Official says NYPD raids circulation offices of 4 newspapers in corruption probe

By Colleen Long, AP
Tuesday, November 17, 2009

AP source: NYC papers’ circulation offices raided

NEW YORK — Investigators in New York City raided circulation offices at some of the nation’s largest newspapers Tuesday as part of a union corruption probe, a law enforcement official said.

Police officers working with the Manhattan district attorney’s office searched circulation offices of The New York Times in Queens, the New York Post and the Daily News in Manhattan, and El Diario in Brooklyn, the official said, speaking to The Associated Press on the condition of anonymity because the investigation is ongoing.

Investigators were seeking paperwork related to the Newspaper and Mail Deliverers Union, which packages and delivers newspapers across the region.

Calls to the union’s headquarters were not answered Tuesday. The news deliverers’ parent union, the International Brotherhood of Teamsters, referred inquiries to the local union.

The New York Times issued a statement saying that the office of an employee at its plant in Queens’ College Point area had been searched but that its news side was not part of the investigation.

Rosana Rosado, publisher of El Diario-La Prensa, also said that the Spanish-language newspaper is not a subject of the investigation and that the search warrant was seeking information into allegations of corruption at the union.

The Daily News and Post declined to comment on the raids or whether their news operations were involved in the investigation.

The 1,600-member union wields considerable power over news companies that rely on their drivers to deliver hundreds of thousands of papers each day, and allegations of connections to organized crime are not new.

District Attorney Robert Morgenthau once charged that the union was under mob control for decades and sought to have a court-appointed trustee take it over in 1992, after an investigation that also involved a search of the Post and Daily News offices.

“The mob has been in control so long that it will take a special master with special powers to clean up the union,” Morgenthau said then.
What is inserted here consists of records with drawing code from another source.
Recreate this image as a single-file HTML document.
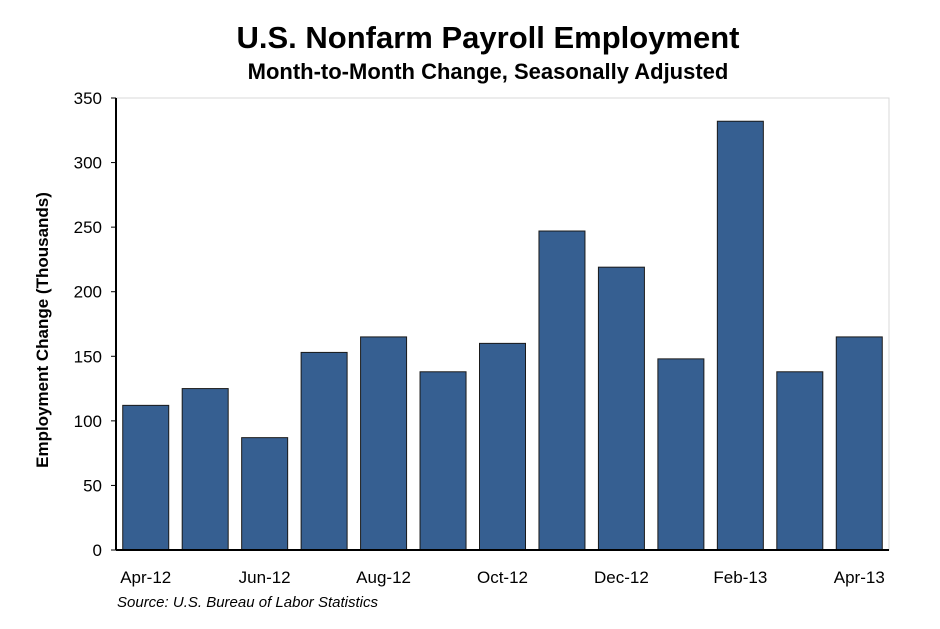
<!DOCTYPE html>
<html><head><meta charset="utf-8"><style>
body{margin:0;background:#fff;}
svg text{font-family:"Liberation Sans",Arial,sans-serif;}
</style></head><body>
<svg id="chart" width="940" height="624" xmlns="http://www.w3.org/2000/svg">
<text x="488" y="48" text-anchor="middle" font-size="31" font-weight="bold">U.S. Nonfarm Payroll Employment</text>
<text x="488" y="79" text-anchor="middle" font-size="22" font-weight="bold">Month-to-Month Change, Seasonally Adjusted</text>
<rect x="116" y="98" width="773" height="452" fill="none" stroke="#d9d9d9" stroke-width="1"/>
<text transform="translate(48,330) rotate(-90)" text-anchor="middle" font-size="17" font-weight="bold">Employment Change (Thousands)</text>
<text x="117" y="607" font-size="15" font-style="italic">Source: U.S. Bureau of Labor Statistics</text>
<g id="bars"></g><g id="axes"></g>
</svg>
<script>
const categories=["Apr-12","May-12","Jun-12","Jul-12","Aug-12","Sep-12","Oct-12","Nov-12","Dec-12","Jan-13","Feb-13","Mar-13","Apr-13"];
const values=[112,125,87,153,165,138,160,247,219,148,332,138,165];
const yTicks=[0,50,100,150,200,250,300,350];
const xLabelIdx=[0,2,4,6,8,10,12];
const NS="http://www.w3.org/2000/svg";
const x0=116,x1=889,yTop=98,yBot=550,yMax=350;
const slot=(x1-x0)/categories.length;
function y(v){return yBot-(v/yMax)*(yBot-yTop);}
function xc(i){return x0+slot*(i+0.5);}
function mk(tag,attrs,parent){const e=document.createElementNS(NS,tag);for(const k in attrs)e.setAttribute(k,attrs[k]);parent.appendChild(e);return e;}
const bars=document.getElementById('bars'),axes=document.getElementById('axes');
values.forEach((v,i)=>{
  const bw=46;
  const r=mk('rect',{x:xc(i)-bw/2,y:y(v),width:bw,height:yBot-y(v),fill:'#365f91',stroke:'#1a1a1a','stroke-width':1},bars);
  
  
});
const ax=mk('line',{x1:x0,y1:yTop,x2:x0,y2:yBot,stroke:'#000','stroke-width':2},axes);


const bx=mk('line',{x1:x0,y1:yBot,x2:x1,y2:yBot,stroke:'#000','stroke-width':2},axes);


yTicks.forEach(t=>{
  const l=mk('line',{x1:x0-5,y1:y(t),x2:x0,y2:y(t),stroke:'#000','stroke-width':1},axes);
  
  
  const tx=mk('text',{x:102,y:y(t)+6,'text-anchor':'end','font-size':17},axes);
  tx.textContent=t;
  
  
});
xLabelIdx.forEach(i=>{
  const tx=mk('text',{x:xc(i),y:583,'text-anchor':'middle','font-size':17},axes);
  tx.textContent=categories[i];
  
  
});
</script>
</body></html>
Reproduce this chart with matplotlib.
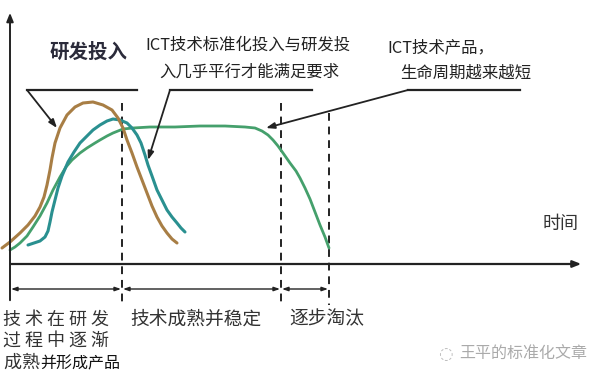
import matplotlib
matplotlib.use("Agg")
import matplotlib.pyplot as plt

plt.rcParams['font.family'] = ['Noto Sans CJK SC', 'DejaVu Sans']

# ---- data (picture coordinates: x = time, y = level, y grows downward) ----
brown_x = [2, 10, 20, 28, 35, 40, 44, 47, 50, 52, 55, 60, 67, 75, 83, 93, 103, 112, 118, 123,
           127, 132, 137, 142, 147, 152, 157, 162, 167, 172, 177]
brown_y = [248, 242, 233, 225, 216, 207, 197, 185, 170, 158, 143, 128, 115, 107, 103, 102, 105, 110, 118, 128,
           140, 153, 167, 180, 193, 206, 217, 226, 233, 239, 243]

teal_x = [28, 34, 40, 45, 48, 50, 52, 55, 58, 62, 68, 74, 80, 87, 93, 100, 107, 113, 120, 127,
          132, 137, 141, 145, 148, 152, 157, 162, 167, 172, 177, 181, 185]
teal_y = [245, 243, 241, 237, 231, 222, 212, 200, 188, 176, 162, 152, 143, 136, 130, 125, 121, 119, 120, 123,
          128, 135, 143, 155, 165, 176, 190, 200, 210, 217, 223, 228, 232]

green_x = [10, 15, 20, 27, 33, 40, 47, 53, 60, 66, 72, 80, 87, 95, 100, 107, 113, 123, 133, 150,
           175, 200, 225, 245, 255, 262, 268, 273, 278, 283, 290, 296, 300, 305, 310, 315, 320, 325, 329]
green_y = [250, 247, 243, 236, 227, 216, 203, 190, 177, 167, 160, 153, 148, 143, 140, 136, 133, 129, 128, 127,
           127, 126, 126, 127, 128, 131, 135, 140, 146, 153, 163, 171, 178, 188, 199, 212, 225, 237, 248]

stage_edges = [10, 122, 281, 329]
stage_labels = ["技 术 在 研 发\n过 程 中 逐 渐", "技术成熟并稳定", "逐步淘汰"]

W, H = 589, 381
fig = plt.figure(figsize=(W / 100, H / 100), dpi=100)
ax = fig.add_axes([0, 0, 1, 1])
ax.set_xlim(0, W)
ax.set_ylim(H, 0)
ax.axis('off')

dark = '#222222'
text_c = '#333333'

# axes
ax.annotate('', xy=(10, 10), xytext=(10, 303),
            arrowprops=dict(arrowstyle='-|>,head_length=0.5,head_width=0.2', color=dark, lw=1.4))
ax.annotate('', xy=(584, 264), xytext=(8, 264),
            arrowprops=dict(arrowstyle='-|>,head_length=0.5,head_width=0.2', color=dark, lw=1.6))

# dashed stage lines
ax.plot([122, 122], [103, 302], color=dark, lw=1.4, ls=(0, (4, 3)))
ax.plot([281, 281], [103, 302], color=dark, lw=1.4, ls=(0, (4, 3)))
ax.plot([329, 329], [113, 305], color=dark, lw=1.4, ls=(0, (4, 3)))

# curves
kw = dict(solid_joinstyle='round', solid_capstyle='round')
ax.plot(green_x, green_y, color='#45a06c', lw=2.0, **kw)
ax.plot(teal_x, teal_y, color='#2a9090', lw=2.2, **kw)
ax.plot(brown_x, brown_y, color='#a87e45', lw=2.2, **kw)

# stage double arrows
for a, b in zip(stage_edges[:-1], stage_edges[1:]):
    ax.annotate('', xy=(b - 1, 289), xytext=(a + 1, 289),
                arrowprops=dict(arrowstyle='<|-|>,head_length=0.35,head_width=0.12',
                                color=dark, lw=1.0, shrinkA=0, shrinkB=0))

# stage labels
ax.text(3, 330, stage_labels[0], fontsize=13, color=text_c, ha='left', va='center',
        linespacing=1.2)
ax.text(3, 363, "成", fontsize=13, color=text_c, ha='left', va='center')
ax.text(21, 363, "熟", fontsize=13, color=text_c, ha='left', va='center')
ax.text(40, 364, "并形成产品", fontsize=11.5, color='#111111', ha='left', va='center')
ax.text(130, 319, stage_labels[1], fontsize=13.5, color=text_c, ha='left', va='center')
ax.text(289, 319, stage_labels[2], fontsize=13.5, color=text_c, ha='left', va='center')

# top annotations
ax.text(50, 52, "研发投入", fontsize=14, fontweight='bold', color='#2b2b3a', ha='left', va='center')
ax.plot([27, 137], [90, 90], color=dark, lw=1.6)
ax.annotate('', xy=(57, 128), xytext=(27, 90),
            arrowprops=dict(arrowstyle='-|>,head_length=0.5,head_width=0.18', color=dark, lw=1.3,
                            shrinkA=0, shrinkB=0))

ax.text(145, 45, "ICT技术标准化投入与研发投", fontsize=11.8, color='#222222', ha='left', va='center')
ax.text(159, 72, "入几乎平行才能满足要求", fontsize=11.8, color='#222222', ha='left', va='center')
ax.plot([170, 312], [90, 90], color=dark, lw=1.6)
ax.annotate('', xy=(148, 160), xytext=(170, 90),
            arrowprops=dict(arrowstyle='-|>,head_length=0.5,head_width=0.18', color=dark, lw=1.3,
                            shrinkA=0, shrinkB=0))

ax.text(387, 48, "ICT技术产品，", fontsize=11.8, color='#222222', ha='left', va='center')
ax.text(400, 73, "生命周期越来越短", fontsize=11.8, color='#222222', ha='left', va='center')
ax.plot([408, 520], [90, 90], color=dark, lw=1.6)
ax.annotate('', xy=(266, 128), xytext=(408, 90),
            arrowprops=dict(arrowstyle='-|>,head_length=0.5,head_width=0.18', color=dark, lw=1.3,
                            shrinkA=0, shrinkB=0))

ax.text(543, 224, "时间", fontsize=13, color=text_c, ha='left', va='center')

# watermark
ax.text(438, 354, "◌", fontsize=12, color='#bbbbbb', ha='left', va='center', family=['DejaVu Sans'])
ax.text(459, 354, "王平的标准化文章", fontsize=11.5, color='#aaaaaa', ha='left', va='center')

fig.savefig('out.png', dpi=100, facecolor='white')
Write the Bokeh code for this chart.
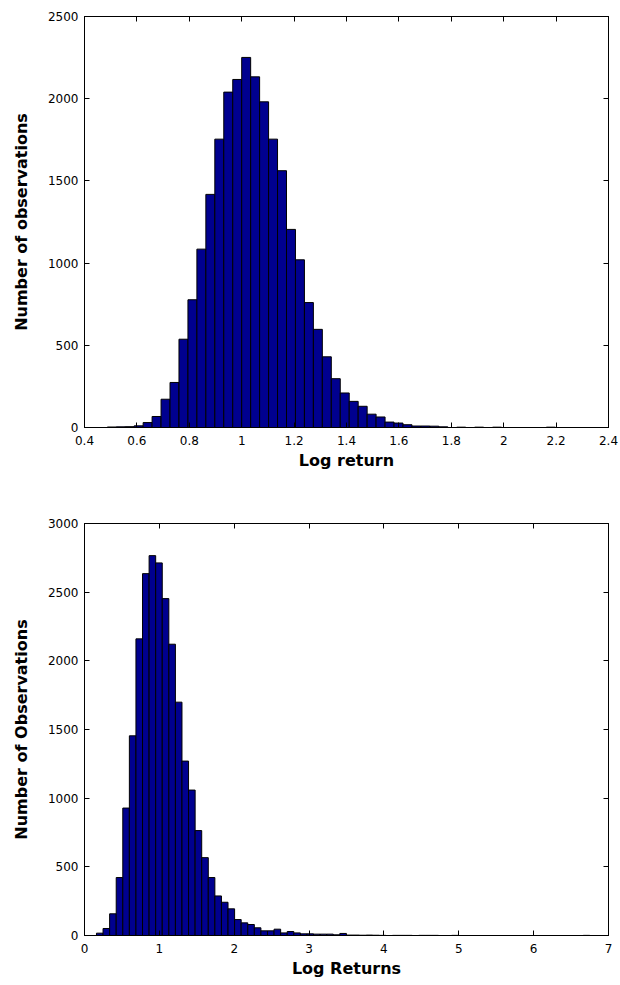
from bokeh.plotting import figure
from bokeh.models import Range1d, FixedTicker, LinearAxis, ColumnDataSource, CustomJSTickFormatter
from bokeh.layouts import column
from bokeh.embed import file_html
from bokeh.resources import INLINE
import numpy as np

# ---------------- data: top histogram ----------------
top_bin_min = 0.487
top_bin_max = 2.197
top_counts = [3, 4, 5, 10, 30, 67, 172, 274, 537, 777,
              1085, 1418, 1754, 2040, 2117, 2251, 2133, 1981, 1754, 1562,
              1205, 1020, 760, 597, 430, 297, 210, 159, 129, 81,
              64, 33, 27, 17, 9, 9, 8, 4, 0, 2,
              0, 2, 0, 2, 0, 0, 0, 0, 0, 2]
top_xticks = [0.4, 0.6, 0.8, 1.0, 1.2, 1.4, 1.6, 1.8, 2.0, 2.2, 2.4]
top_xtick_labels = ["0.4", "0.6", "0.8", "1", "1.2", "1.4", "1.6", "1.8", "2", "2.2", "2.4"]
top_yticks = [0, 500, 1000, 1500, 2000, 2500]
top_xlabel = "Log return"
top_ylabel = "Number of observations"

# ---------------- data: bottom histogram ----------------
bot_bin_min = 0.16
bot_bin_max = 6.75
bot_counts = [17, 51, 158, 422, 928, 1454, 2160, 2635, 2766, 2713,
              2453, 2121, 1699, 1270, 1059, 764, 567, 422, 288, 242,
              194, 116, 92, 80, 56, 34, 34, 46, 19, 29,
              19, 12, 12, 10, 10, 10, 5, 15, 3, 3,
              2, 3, 2, 1, 0, 1, 1, 1, 0, 1,
              1, 1, 0, 0, 1, 0, 0, 0, 0, 0,
              0, 0, 0, 0, 0, 0, 0, 0, 0, 0,
              0, 0, 0, 0, 1]
bot_xticks = [0, 1, 2, 3, 4, 5, 6, 7]
bot_xtick_labels = ["0", "1", "2", "3", "4", "5", "6", "7"]
bot_yticks = [0, 500, 1000, 1500, 2000, 2500, 3000]
bot_xlabel = "Log Returns"
bot_ylabel = "Number of Observations"

FONT = "DejaVu Sans"
BAR = "#00008F"


def style_axis(ax):
    ax.major_tick_in = 5
    ax.major_tick_out = 0
    ax.minor_tick_in = 0
    ax.minor_tick_out = 0
    ax.axis_line_color = "#000000"
    ax.major_tick_line_color = "#000000"
    ax.major_label_text_font = FONT
    ax.major_label_text_font_size = "12px"
    ax.major_label_text_color = "#000000"
    ax.axis_label_text_font = FONT
    ax.axis_label_text_font_size = "16px"
    ax.axis_label_text_font_style = "bold"
    ax.axis_label_text_color = "#000000"


def make_hist(counts, bmin, bmax, xr, yr, xticks, xlabels, yticks,
              xlabel, ylabel, border_top, border_bottom, frame_h):
    n = len(counts)
    edges = np.linspace(bmin, bmax, n + 1)
    src = ColumnDataSource(dict(left=edges[:-1], right=edges[1:],
                                top=counts, bottom=[0] * n))
    p = figure(frame_width=524, frame_height=frame_h,
               x_range=Range1d(*xr), y_range=Range1d(*yr),
               output_backend="svg", toolbar_location=None,
               min_border_left=84, min_border_right=12,
               min_border_top=border_top, min_border_bottom=border_bottom)
    p.quad(left="left", right="right", top="top", bottom="bottom", source=src,
           fill_color=BAR, line_color="#000000", line_width=1)
    p.grid.visible = False
    p.outline_line_color = "#000000"
    p.outline_line_width = 1
    p.background_fill_color = "white"
    p.border_fill_color = "white"

    p.xaxis.ticker = FixedTicker(ticks=xticks)
    p.yaxis.ticker = FixedTicker(ticks=yticks)
    p.xaxis.major_label_overrides = {t: l for t, l in zip(xticks, xlabels)}
    p.xaxis.axis_label = xlabel
    p.yaxis.axis_label = ylabel
    for ax in p.xaxis:
        style_axis(ax)
        ax.major_label_standoff = 8
        ax.axis_label_standoff = 3
    for ax in p.yaxis:
        style_axis(ax)
        ax.major_label_standoff = 6
        ax.axis_label_standoff = 14

    blank = CustomJSTickFormatter(code="return '';")
    ax_top = LinearAxis(ticker=FixedTicker(ticks=xticks), formatter=blank)
    style_axis(ax_top)
    ax_top.major_label_standoff = 0
    p.add_layout(ax_top, "above")
    ax_right = LinearAxis(ticker=FixedTicker(ticks=yticks), formatter=blank)
    style_axis(ax_right)
    ax_right.major_label_standoff = 0
    p.add_layout(ax_right, "right")
    return p


p1 = make_hist(top_counts, top_bin_min, top_bin_max, (0.4, 2.4), (0, 2500),
               top_xticks, top_xtick_labels, top_yticks, top_xlabel, top_ylabel,
               border_top=16, border_bottom=56, frame_h=411)
p2 = make_hist(bot_counts, bot_bin_min, bot_bin_max, (0, 7), (0, 3000),
               bot_xticks, bot_xtick_labels, bot_yticks, bot_xlabel, bot_ylabel,
               border_top=40, border_bottom=40, frame_h=412)

layout = column(p1, p2, spacing=0)
open("out.html", "w").write(file_html(layout, INLINE))
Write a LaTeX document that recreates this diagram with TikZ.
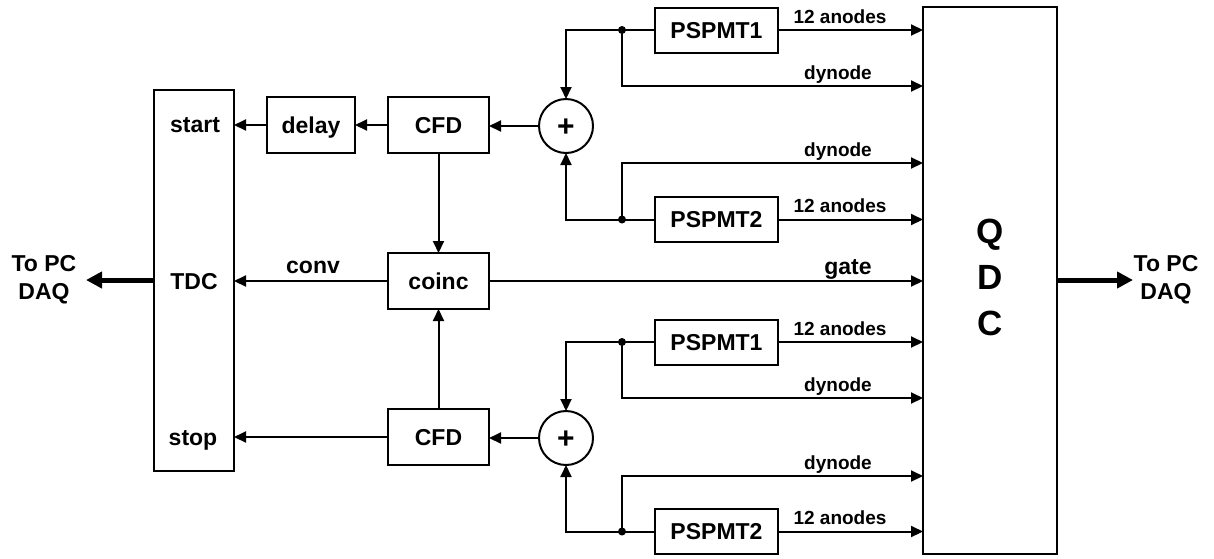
\documentclass[tikz,border=0pt]{standalone}
\usepackage{fontspec}
\setmainfont{Liberation Sans}
\usetikzlibrary{arrows.meta,calc}
\begin{document}
\begin{tikzpicture}[x=1pt,y=-1pt,
  every node/.style={inner sep=0pt,outer sep=0pt},
  box/.style={draw,line width=2pt,font=\fontsize{23}{27}\selectfont\bfseries,text height=16.5pt,text depth=0pt},
  lbl/.style={font=\fontsize{23}{27}\selectfont\bfseries},
  capbox/.style={text height=16.5pt,text depth=0pt},
  sml/.style={font=\fontsize{19}{22}\selectfont\bfseries,anchor=base},
  arr/.style={line width=2pt,-{Triangle[length=12pt,width=11pt]}},
  ln/.style={line width=2pt},
  thick arr/.style={line width=5pt,-{Triangle[length=16pt,width=16pt]}},
  jdot/.style={circle,fill,minimum size=8pt}]
\useasboundingbox (0,0) rectangle (1214,558);
% boxes
\node[box,minimum width=80pt,minimum height=381pt] (tdc) at (194,280) {};
\node[lbl,capbox] (tstart) at (195,124) {start};
\node[lbl,capbox] (ttdc) at (194,281) {TDC};
\node[lbl,capbox] (tstop) at (193,437) {stop};
\node[box,minimum width=88pt,minimum height=56pt] (delay) at (311,125) {delay};
\node[box,minimum width=101pt,minimum height=56pt] (cfd1) at (438.5,125) {CFD};
\node[box,minimum width=101pt,minimum height=56pt] (coinc) at (438.5,281) {coinc};
\node[box,minimum width=101pt,minimum height=56pt] (cfd2) at (438.5,437) {CFD};
\node[box,circle,minimum size=54pt,font=\fontsize{30}{30}\selectfont\bfseries,text height=21pt] (plus1) at (566,126) {+};
\node[box,circle,minimum size=54pt,font=\fontsize{30}{30}\selectfont\bfseries,text height=21pt] (plus2) at (566,438) {+};
\node[box,minimum width=123pt,minimum height=45pt] (p1a) at (716.5,30) {PSPMT1};
\node[box,minimum width=123pt,minimum height=45pt] (p2a) at (716.5,219.5) {PSPMT2};
\node[box,minimum width=123pt,minimum height=45pt] (p1b) at (716.5,342) {PSPMT1};
\node[box,minimum width=123pt,minimum height=45pt] (p2b) at (716.5,531.5) {PSPMT2};
\node[box,minimum width=134pt,minimum height=547pt] (qdc) at (990,280.5) {};
\node[font=\fontsize{35}{46}\selectfont\bfseries,align=center] (tqdc) at (990,277) {Q\\D\\C};
% junctions
\node[jdot] (j1) at (622,30) {};
\node[jdot] (j2) at (622,219.5) {};
\node[jdot] (j3) at (622,342) {};
\node[jdot] (j4) at (622,531.5) {};
% free ends
\coordinate (d1) at (923,86);
\coordinate (d2) at (923,163);
\coordinate (d3) at (923,398);
\coordinate (d4) at (923,476);
\coordinate (pcl) at (86,280);
\coordinate (pcr) at (1133,280);
% upper group
\draw[ln] (j1.center) -- (p1a.west);
\draw[arr] (p1a.east) -- (p1a.east -| qdc.west);
\draw[arr] (j1.center) -| (plus1.north);
\draw[arr] (j1.center) |- (d1);
\draw[ln] (j2.center) -- (p2a.west);
\draw[arr] (p2a.east) -- (p2a.east -| qdc.west);
\draw[arr] (j2.center) -| (plus1.south);
\draw[arr] (j2.center) |- (d2);
% lower group
\draw[ln] (j3.center) -- (p1b.west);
\draw[arr] (p1b.east) -- (p1b.east -| qdc.west);
\draw[arr] (j3.center) -| (plus2.north);
\draw[arr] (j3.center) |- (d3);
\draw[ln] (j4.center) -- (p2b.west);
\draw[arr] (p2b.east) -- (p2b.east -| qdc.west);
\draw[arr] (j4.center) -| (plus2.south);
\draw[arr] (j4.center) |- (d4);
% logic chain
\draw[arr] (plus1.west) -- (plus1.west -| cfd1.east);
\draw[arr] (plus2.west) -- (plus2.west -| cfd2.east);
\draw[arr] (cfd1.west) -- (delay.east);
\draw[arr] (delay.west) -- (delay.west -| tdc.east);
\draw[arr] (cfd1.south) -- (coinc.north);
\draw[arr] (cfd2.north) -- (coinc.south);
\draw[arr] (coinc.west) -- (coinc.west -| tdc.east);
\draw[arr] (cfd2.west) -- (cfd2.west -| tdc.east);
\draw[arr] (coinc.east) -- (coinc.east -| qdc.west);
% outputs
\draw[thick arr] (tdc.west |- pcl) -- (pcl);
\draw[thick arr] (qdc.east |- pcr) -- (pcr);
\node[align=center,font=\fontsize{23}{28}\selectfont\bfseries] (pcL) at (44,280) {To PC\\DAQ};
\node[align=center,font=\fontsize{23}{28}\selectfont\bfseries] (pcR) at (1166,280) {To PC\\DAQ};
% labels
\node[sml] (l1) at (840,23) {12 anodes};
\node[sml] (l2) at (838,79) {dynode};
\node[sml] (l3) at (838,156) {dynode};
\node[sml] (l4) at (840,212) {12 anodes};
\node[sml] (l5) at (840,335) {12 anodes};
\node[sml] (l6) at (838,391) {dynode};
\node[sml] (l7) at (838,469) {dynode};
\node[sml] (l8) at (840,524) {12 anodes};
\node[lbl,anchor=base] (lgate) at (848,274) {gate};
\node[lbl,anchor=base] (lconv) at (313,273) {conv};
\end{tikzpicture}
\end{document}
The union rackets ultimately raised operating costs for newspapers, prosecutors said.

The probe led to criminal charges against union members including then-President Douglas LaChance, whom authorities accused of being an associate of the Luchese crime family. He had been convicted of federal labor racketeering charges in 1980 and served about five years of a 12-year sentence.

He was acquitted in the 1990s Manhattan case, which accused him of strong-arming the Post into switching delivery companies.